Labour leader Jeremy Corbyn‘s team repeatedly interfered in disciplinary cases relating to anti-Semitism, the BBC reveals in a new documentary quoting Labour whistleblowers.
Corbyn was personally copied into emails in which Jennie Formby, the party’s general secretary, appeared to promise to interfere in a case involving an activist who had claimed Jews were responsible for the slave trade, the documentary on the network’s “Panorama” program reveals.
In another case, Seumas Milne, Corbyn’s director of communications, told party staff they were “muddling up political disputes with racism” and said Labour needed to “review where and how we’re drawing the line.”
The documentary contains evidence from eight whistleblowers, including four who are breaking non-disclosure agreements to speak out. Many of the former staffers had direct responsibility for dealing with cases of alleged anti-Semitism.
One former investigator, Dan Hogan, said that in a number of cases staff members appointed by Formby “overruled us and downgraded what should’ve been a suspension to just an investigation or worse to just a reminder of conduct, effectively a slap on the wrist.”
Labour disciplinary investigations are supposed to be independent of the party leadership, but former party officials told the BBC that there had been increasing levels of intervention since Corbyn became leader in 2015.
Labour denied that Corbyn’s team had intervened in disciplinary cases, saying the claims had been made by “disaffected former officials...who have always opposed Jeremy Corbyn’s leadership”.
A Labour spokesperson said in response, “This is a staff resourcing matter.

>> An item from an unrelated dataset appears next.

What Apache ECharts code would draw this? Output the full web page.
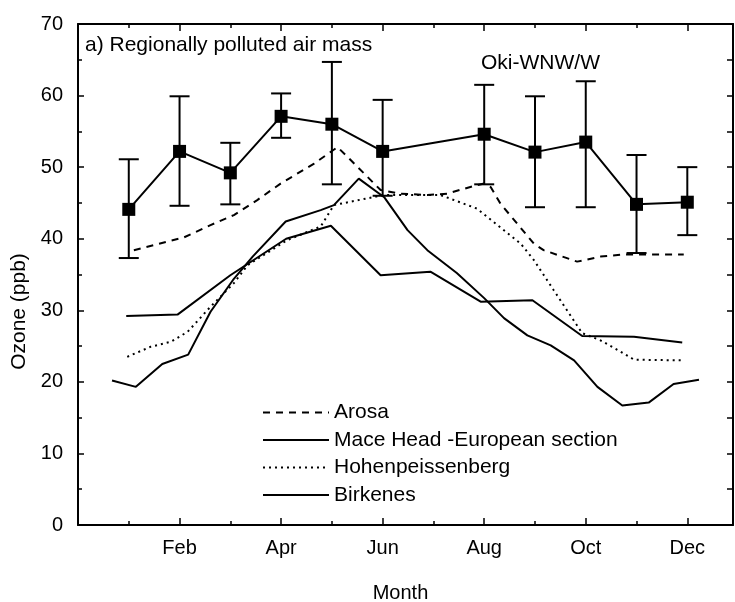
<!DOCTYPE html>
<html>
<head>
<meta charset="utf-8">
<script src="https://cdn.jsdelivr.net/npm/echarts@6/dist/echarts.min.js"></script>
<style>
  html, body { margin: 0; padding: 0; background: #fff; }
  #main { width: 735px; height: 602px; }
</style>
</head>
<body>
<div id="main"></div>
<script>
// month labels on the x axis (value axis, 1 = Jan)
const monthLabels = { 2: 'Feb', 4: 'Apr', 6: 'Jun', 8: 'Aug', 10: 'Oct', 12: 'Dec' };

// Oki-WNW/W monthly mean with error bars (no July)
const okiMonths = [1, 2, 3, 4, 5, 6, 8, 9, 10, 11, 12];
const okiMean = [44.1, 52.2, 49.2, 57.1, 56.0, 52.2, 54.6, 52.1, 53.5, 44.8, 45.1];
const okiLow = [37.3, 44.6, 44.8, 54.1, 47.6, 46.0, 47.6, 44.4, 44.4, 38.0, 40.5];
const okiHigh = [51.1, 59.9, 53.4, 60.3, 64.7, 59.4, 61.5, 59.9, 62.0, 51.7, 50.0];

// comparison stations, [month, ppb]
const arosa = [
  [1.1, 38.4], [1.76, 39.6], [2.09, 40.2], [2.61, 41.9], [3.07, 43.3], [3.53, 45.4],
  [3.99, 47.7], [4.65, 50.5], [5.11, 52.8], [5.37, 51.0], [5.96, 46.8], [6.35, 46.3],
  [6.88, 46.1], [7.27, 46.3], [7.86, 47.5], [8.0, 47.7], [8.13, 47.2], [8.32, 44.9],
  [8.72, 41.5], [8.98, 39.3], [9.17, 38.4], [9.83, 36.8], [10.29, 37.5], [10.75, 37.8],
  [11.93, 37.8]
];
const maceHead = [
  [0.95, 29.2], [1.96, 29.4], [3, 34.9], [4.1, 40.0], [4.98, 41.8], [5.96, 34.9],
  [6.94, 35.4], [7.93, 31.2], [8.95, 31.4], [9.93, 26.4], [10.95, 26.3], [11.9, 25.5]
];
const hohenpeissenberg = [
  [0.97, 23.5], [1.43, 24.9], [1.83, 25.6], [2.16, 27.0], [2.61, 30.5], [3.07, 33.8],
  [3.34, 36.3], [4.12, 39.8], [4.78, 41.7], [5.04, 44.7], [6.02, 46.1], [7.14, 46.1],
  [7.86, 44.2], [8.72, 39.3], [8.98, 37.0], [9.37, 32.8], [9.93, 26.8], [10.29, 25.8],
  [10.69, 24.2], [10.95, 23.1], [11.9, 23.0]
];
const birkenes = [
  [0.67, 20.2], [1.14, 19.3], [1.66, 22.5], [2.17, 23.8], [2.61, 29.8], [3.07, 34.4],
  [3.44, 37.5], [4.09, 42.4], [4.78, 44.0], [5.04, 44.7], [5.53, 48.4], [6.03, 45.8],
  [6.49, 41.2], [6.88, 38.4], [7.46, 35.2], [8.0, 31.7], [8.39, 28.9], [8.85, 26.5],
  [9.31, 25.1], [9.77, 23.0], [10.23, 19.3], [10.72, 16.7], [11.24, 17.1], [11.73, 19.7],
  [12.23, 20.3]
];

const font = 'Liberation Sans, Arial, sans-serif';
const okiLine = okiMonths.map((m, i) => [m, okiMean[i]]);
const okiBars = okiMonths.map((m, i) => [m, okiLow[i], okiHigh[i]]);
const noDot = { color: 'rgba(0,0,0,0)' }; // keeps legend icons to the bare line

// x axes (bottom + mirrored top), ticks pointing into the plot
const xBase = {
  type: 'value', min: 0, max: 12.9, interval: 2,
  splitLine: { show: false },
  axisLine: { show: true, onZero: false, lineStyle: { color: '#000', width: 2 } },
  axisTick: { inside: true, length: 7, lineStyle: { color: '#000', width: 1.5 } },
  minorTick: { show: true, splitNumber: 2, length: 4, lineStyle: { color: '#000', width: 1.5 } },
};
// y axes (left + right)
const yBase = {
  type: 'value', min: 0, max: 70, interval: 10,
  splitLine: { show: false },
  axisLine: { show: true, onZero: false, lineStyle: { color: '#000', width: 2 } },
  axisTick: { show: true, inside: true, length: 6, lineStyle: { color: '#000', width: 1.5 } },
  minorTick: { show: true, splitNumber: 2, length: 4, lineStyle: { color: '#000', width: 1.5 } },
};

const option = {
  animation: false,
  backgroundColor: '#fff',
  textStyle: { fontFamily: font },
  grid: { left: 78, right: 2, top: 24, bottom: 77, outerBoundsMode: 'none', containLabel: false },
  title: [
    { text: 'a) Regionally polluted air mass', left: 85, top: 35, padding: 0,
      textStyle: { fontSize: 21, fontWeight: 'normal', color: '#000', fontFamily: font } },
    { text: 'Oki-WNW/W', left: 481, top: 53, padding: 0,
      textStyle: { fontSize: 21, fontWeight: 'normal', color: '#000', fontFamily: font } },
  ],
  legend: {
    data: ['Arosa', 'Mace Head -European section', 'Hohenpeissenberg', 'Birkenes'],
    orient: 'vertical', left: 262, top: 402, padding: 0,
    itemWidth: 66, itemHeight: 14, itemGap: 6.5,
    textStyle: { fontSize: 21, lineHeight: 21, color: '#000', fontFamily: font },
  },
  xAxis: [
    { ...xBase, position: 'bottom',
      name: 'Month', nameLocation: 'middle', nameGap: 58,
      nameTextStyle: { fontSize: 20, color: '#000', fontFamily: font, padding: [0, 10, 0, 0] },
      axisLabel: { fontSize: 20, color: '#000', margin: 13, fontFamily: font,
        formatter: v => monthLabels[v] || '' } },
    { ...xBase, position: 'top', axisLabel: { show: false } },
  ],
  yAxis: [
    { ...yBase, position: 'left',
      name: 'Ozone (ppb)', nameLocation: 'middle', nameGap: 45,
      nameTextStyle: { fontSize: 21, color: '#000', fontFamily: font, padding: [0, 74, 0, 0] },
      axisLabel: { fontSize: 20, color: '#000', margin: 15, fontFamily: font } },
    { ...yBase, position: 'right', interval: 5, minorTick: { show: false },
      axisLabel: { show: false } },
  ],
  series: [
    { name: 'Arosa', type: 'line', data: arosa, symbol: 'none', itemStyle: noDot,
      lineStyle: { color: '#000', width: 2, type: [7, 6] } },
    { name: 'Mace Head -European section', type: 'line', data: maceHead, symbol: 'none', itemStyle: noDot,
      lineStyle: { color: '#000', width: 2 } },
    { name: 'Hohenpeissenberg', type: 'line', data: hohenpeissenberg, symbol: 'none', itemStyle: noDot,
      lineStyle: { color: '#000', width: 2, type: [2, 4] } },
    { name: 'Birkenes', type: 'line', data: birkenes, symbol: 'none', itemStyle: noDot,
      lineStyle: { color: '#000', width: 2 } },
    { name: 'Oki bars', type: 'custom', data: okiBars, z: 3,
      renderItem: (params, api) => {
        const lo = api.coord([api.value(0), api.value(1)]);
        const hi = api.coord([api.value(0), api.value(2)]);
        const w = 10;
        const st = { stroke: '#000', lineWidth: 2 };
        return { type: 'group', children: [
          { type: 'line', shape: { x1: lo[0], y1: lo[1], x2: hi[0], y2: hi[1] }, style: st },
          { type: 'line', shape: { x1: lo[0] - w, y1: lo[1], x2: lo[0] + w, y2: lo[1] }, style: st },
          { type: 'line', shape: { x1: hi[0] - w, y1: hi[1], x2: hi[0] + w, y2: hi[1] }, style: st },
        ] };
      } },
    { name: 'Oki-WNW/W', type: 'line', data: okiLine, z: 4,
      symbol: 'rect', symbolSize: 13,
      itemStyle: { color: '#000' },
      lineStyle: { color: '#000', width: 2 } },
  ],
};

const myChart = echarts.init(document.getElementById('main'));
myChart.setOption(option);
</script>
</body>
</html>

Staff have been seconded into GLU (the Governance and Legal Unit) at various times and from a variety of different departments in the organization.”“These staff were always under the management of GLU staff while carrying out this administrative work. This in no way contradicts the separation of functions within the organization and it does not contradict the party’s position that the complaints process operate independently of the Leader’s Office,” added the spokesperson.
On allegations of interference, the party insisted, “The Leader’s Office did not intervene. These former disaffected employees sought the view of staff in the Leader’s Office, which was compiled with in good faith.”
"These disaffected former officials include those who have always opposed Jeremy Corbyn’s leadership, worked to actively undermine it, and have both personal and political axes to grind. It is simply untrue to say that there were any significant number of disagreements about what constituted anti-Semitism," it added.
Dozens of Labour members have been suspended over their anti-Semitic statements in recent years.
In May, Britain’s Equality and Human Rights Commission, the country’s foremost government watchdog on racism, launched an investigation into Labour’s anti-Semitism problem.
Corbyn himself has been accused of holding anti-Semitic views by senior UK Jewish leaders. Corbyn has also been criticized for calling Hamas and Hezbollah his "friends" and for outright refusing to condemn those two terrorist organizations despite being urged to do so by local Jewish groups.
Much of the criticism against Corbyn is over his playing down the anti-Semitism in his party and alienating Jews, but he insists he is not an anti-Semite and claims he has opposed it his entire life.